**Information provided**
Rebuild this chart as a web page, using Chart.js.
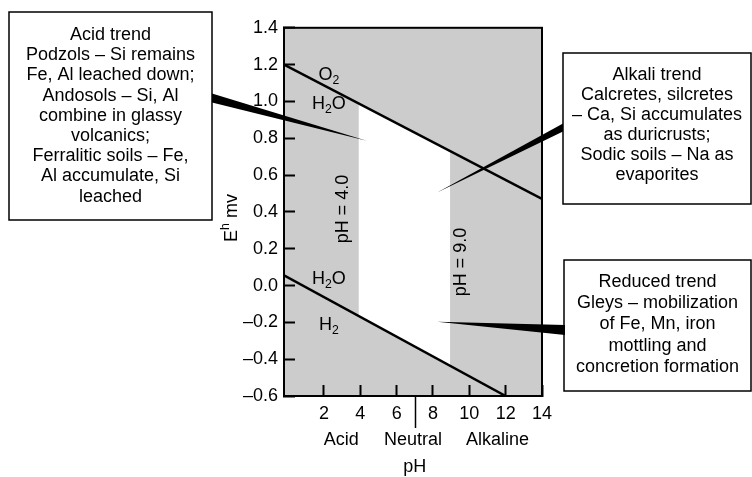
<!DOCTYPE html>
<html>
<head>
<meta charset="utf-8">
<script src="https://cdn.jsdelivr.net/npm/chart.js@4.4.0/dist/chart.umd.min.js"></script>
<style>
  html, body { margin: 0; padding: 0; background: #fff; }
  #wrap { width: 752px; height: 477px; }
</style>
</head>
<body>
<div id="wrap"><canvas id="ehChart" width="752" height="477"></canvas></div>
<script>
// water stability limits (pH, Eh)
var o2Ph = [-0.2, 14];
var o2Eh = [1.2, 0.47];
var h2Ph = [-0.2, 12];
var h2Eh = [0.055, -0.6];

// open window between pH 4 and pH 9, bounded by the two limits
var bandPh = [3.9, 8.95];
var bandTop = [0.99, 0.73];
var bandBottom = [-0.165, -0.435];

var xTicks = [2, 4, 6, 8, 10, 12, 14];
var yTicks = [-0.6, -0.4, -0.2, 0.0, 0.2, 0.4, 0.6, 0.8, 1.0, 1.2, 1.4];
var yTickText = ['–0.6', '–0.4', '–0.2', '0.0', '0.2', '0.4', '0.6', '0.8', '1.0', '1.2', '1.4'];

var rangeNames = ['Acid', 'Neutral', 'Alkaline'];
var rangePh = [2.95, 6.9, 11.55];

var acidText = ['Acid trend', 'Podzols – Si remains', 'Fe, Al leached down;', 'Andosols – Si, Al',
  'combine in glassy', 'volcanics;', 'Ferralitic soils – Fe,', 'Al accumulate, Si', 'leached'];
var alkaliText = ['Alkali trend', 'Calcretes, silcretes', '– Ca, Si accumulates', 'as duricrusts;',
  'Sodic soils – Na as', 'evaporites'];
var reducedText = ['Reduced trend', 'Gleys – mobilization', 'of Fe, Mn, iron', 'mottling and',
  'concretion formation'];

// where each callout points to (pH, Eh)
var acidTip = [4.35, 0.787];
var alkaliTip = [8.23, 0.505];
var reducedTip = [8.23, -0.197];

var FONT = '"Liberation Sans", Arial, Helvetica, sans-serif';
Chart.defaults.font.family = FONT;
Chart.defaults.font.size = 18;
Chart.defaults.color = '#000';

function pts(xs, ys) {
  return xs.map(function (x, i) { return { x: x, y: ys[i] }; });
}

// text with sub/superscript pieces, e.g. [['H'], ['2', 'sub'], ['O']]
function richText(ctx, parts, x, y, size) {
  var total = 0;
  parts.forEach(function (p) {
    ctx.font = (p[1] ? size * 0.68 : size) + 'px ' + FONT;
    total += ctx.measureText(p[0]).width;
  });
  var cx = x - total / 2;
  ctx.textAlign = 'left';
  ctx.textBaseline = 'middle';
  parts.forEach(function (p) {
    ctx.font = (p[1] ? size * 0.68 : size) + 'px ' + FONT;
    var dy = p[1] === 'sub' ? size * 0.32 : (p[1] === 'sup' ? -size * 0.38 : 0);
    ctx.fillText(p[0], cx, y + dy);
    cx += ctx.measureText(p[0]).width;
  });
}

function textBox(ctx, lines, l, t, r, b, firstY, step) {
  ctx.fillStyle = '#fff';
  ctx.fillRect(l, t, r - l, b - t);
  ctx.strokeStyle = '#000';
  ctx.lineWidth = 1.5;
  ctx.strokeRect(l, t, r - l, b - t);
  ctx.fillStyle = '#000';
  ctx.font = '18px ' + FONT;
  ctx.textAlign = 'center';
  ctx.textBaseline = 'middle';
  lines.forEach(function (s, i) {
    ctx.fillText(s, (l + r) / 2, firstY + i * step);
  });
}

function wedge(ctx, bx, by, half, tx, ty) {
  ctx.fillStyle = '#000';
  ctx.beginPath();
  ctx.moveTo(bx, by - half);
  ctx.lineTo(tx, ty);
  ctx.lineTo(bx, by + half);
  ctx.closePath();
  ctx.fill();
}

var decor = {
  id: 'decor',
  beforeDraw: function (chart) {
    var a = chart.chartArea, ctx = chart.ctx;
    ctx.save();
    ctx.fillStyle = '#fff';
    ctx.fillRect(0, 0, chart.width, chart.height);
    ctx.fillStyle = '#cccccc';
    ctx.fillRect(a.left, a.top, a.right - a.left, a.bottom - a.top);
    ctx.restore();
  },
  afterDatasetsDraw: function (chart) {
    var a = chart.chartArea, ctx = chart.ctx;
    var xs = chart.scales.x, ys = chart.scales.y;
    ctx.save();
    ctx.strokeStyle = '#000';
    ctx.lineWidth = 2;
    ctx.strokeRect(a.left, a.top, a.right - a.left, a.bottom - a.top);

    ctx.fillStyle = '#000';
    var lx = xs.getPixelForValue(2.27);
    richText(ctx, [['O'], ['2', 'sub']], lx, ys.getPixelForValue(1.143), 18);
    richText(ctx, [['H'], ['2', 'sub'], ['O']], lx, ys.getPixelForValue(0.986), 18);
    richText(ctx, [['H'], ['2', 'sub'], ['O']], lx, ys.getPixelForValue(0.034), 18);
    richText(ctx, [['H'], ['2', 'sub']], lx, ys.getPixelForValue(-0.213), 18);

    // boundary labels, rotated
    [[3.04, 0.416, 'pH = 4.0'], [9.56, 0.128, 'pH = 9.0']].forEach(function (lb) {
      ctx.save();
      ctx.translate(xs.getPixelForValue(lb[0]), ys.getPixelForValue(lb[1]));
      ctx.rotate(-Math.PI / 2);
      ctx.font = '18px ' + FONT;
      ctx.textAlign = 'center';
      ctx.textBaseline = 'middle';
      ctx.fillText(lb[2], 0, 0);
      ctx.restore();
    });
    ctx.restore();
  },
  afterDraw: function (chart) {
    var a = chart.chartArea, ctx = chart.ctx;
    var xs = chart.scales.x, ys = chart.scales.y;
    ctx.save();

    // neutral divider below the axis
    var nx = Math.round(xs.getPixelForValue(7)) + 0.5;
    ctx.strokeStyle = '#000';
    ctx.lineWidth = 1.5;
    ctx.beginPath();
    ctx.moveTo(nx, a.bottom);
    ctx.lineTo(nx, a.bottom + 32);
    ctx.stroke();

    ctx.fillStyle = '#000';
    ctx.font = '18px ' + FONT;
    ctx.textAlign = 'center';
    ctx.textBaseline = 'middle';
    rangeNames.forEach(function (n, i) {
      ctx.fillText(n, xs.getPixelForValue(rangePh[i]), a.bottom + 44);
    });
    ctx.fillText('pH', xs.getPixelForValue(7), a.bottom + 71);

    // y axis title: Eh mv
    ctx.save();
    ctx.translate(238, 218);
    ctx.rotate(-Math.PI / 2);
    richText(ctx, [['E'], ['h', 'sup'], [' mv']], 0, -6, 18);
    ctx.restore();

    // callout boxes and their pointers
    textBox(ctx, acidText, 9, 12, 212, 220, 35, 20.2);
    textBox(ctx, alkaliText, 563, 53, 751, 204, 75, 20);
    textBox(ctx, reducedText, 564, 260, 751, 391, 282, 21.2);
    wedge(ctx, 212, 98, 4.5, xs.getPixelForValue(acidTip[0]), ys.getPixelForValue(acidTip[1]));
    wedge(ctx, 563, 127.5, 4, xs.getPixelForValue(alkaliTip[0]), ys.getPixelForValue(alkaliTip[1]));
    wedge(ctx, 565, 330, 5, xs.getPixelForValue(reducedTip[0]), ys.getPixelForValue(reducedTip[1]));
    ctx.restore();
  }
};

new Chart(document.getElementById('ehChart').getContext('2d'), {
  type: 'line',
  data: {
    datasets: [
      {
        data: pts(bandPh, bandTop),
        borderWidth: 0, pointRadius: 0,
        fill: '+1', backgroundColor: '#ffffff', order: 2
      },
      {
        data: pts(bandPh, bandBottom),
        borderWidth: 0, pointRadius: 0, fill: false, order: 2
      },
      {
        data: pts(o2Ph, o2Eh),
        borderColor: '#000', borderWidth: 2.5, pointRadius: 0, fill: false, order: 1
      },
      {
        data: pts(h2Ph, h2Eh),
        borderColor: '#000', borderWidth: 2.5, pointRadius: 0, fill: false, order: 1
      }
    ]
  },
  options: {
    responsive: false,
    animation: false,
    layout: { padding: { left: 0, top: 14, right: 210, bottom: 0 } },
    plugins: {
      legend: { display: false },
      tooltip: { enabled: false },
      filler: { drawTime: 'beforeDatasetsDraw' }
    },
    scales: {
      x: {
        type: 'linear', min: -0.2, max: 14,
        afterBuildTicks: function (s) { s.ticks = xTicks.map(function (v) { return { value: v }; }); },
        afterFit: function (s) { s.height = 81; },
        grid: { drawOnChartArea: false, drawTicks: true, tickLength: -11, tickWidth: 2, tickColor: '#000' },
        border: { display: true, color: '#000', width: 2 },
        ticks: { padding: 18, autoSkip: false, maxRotation: 0, color: '#000' }
      },
      y: {
        type: 'linear', min: -0.6, max: 1.4,
        afterBuildTicks: function (s) { s.ticks = yTicks.map(function (v) { return { value: v }; }); },
        afterFit: function (s) { s.width = 284; },
        grid: { drawOnChartArea: false, drawTicks: true, tickLength: -11, tickWidth: 2, tickColor: '#000' },
        border: { display: true, color: '#000', width: 2 },
        ticks: {
          padding: 17, autoSkip: false, color: '#000',
          callback: function (v) {
            var i = yTicks.indexOf(v);
            return i >= 0 ? yTickText[i] : '';
          }
        }
      }
    }
  },
  plugins: [decor]
});
</script>
</body>
</html>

**Description of the task**
Reproduce only the lines from the beginning of the data through the line that contains "var bandBottom = [-0.165, -0.435];", both included, and please drop the pictures.

**Written solution**
Rebuild this chart as a web page, using Chart.js.
<!DOCTYPE html>
<html>
<head>
<meta charset="utf-8">
<script src="https://cdn.jsdelivr.net/npm/chart.js@4.4.0/dist/chart.umd.min.js"></script>
<style>
  html, body { margin: 0; padding: 0; background: #fff; }
  #wrap { width: 752px; height: 477px; }
</style>
</head>
<body>
<div id="wrap"><canvas id="ehChart" width="752" height="477"></canvas></div>
<script>
// water stability limits (pH, Eh)
var o2Ph = [-0.2, 14];
var o2Eh = [1.2, 0.47];
var h2Ph = [-0.2, 12];
var h2Eh = [0.055, -0.6];

// open window between pH 4 and pH 9, bounded by the two limits
var bandPh = [3.9, 8.95];
var bandTop = [0.99, 0.73];
var bandBottom = [-0.165, -0.435];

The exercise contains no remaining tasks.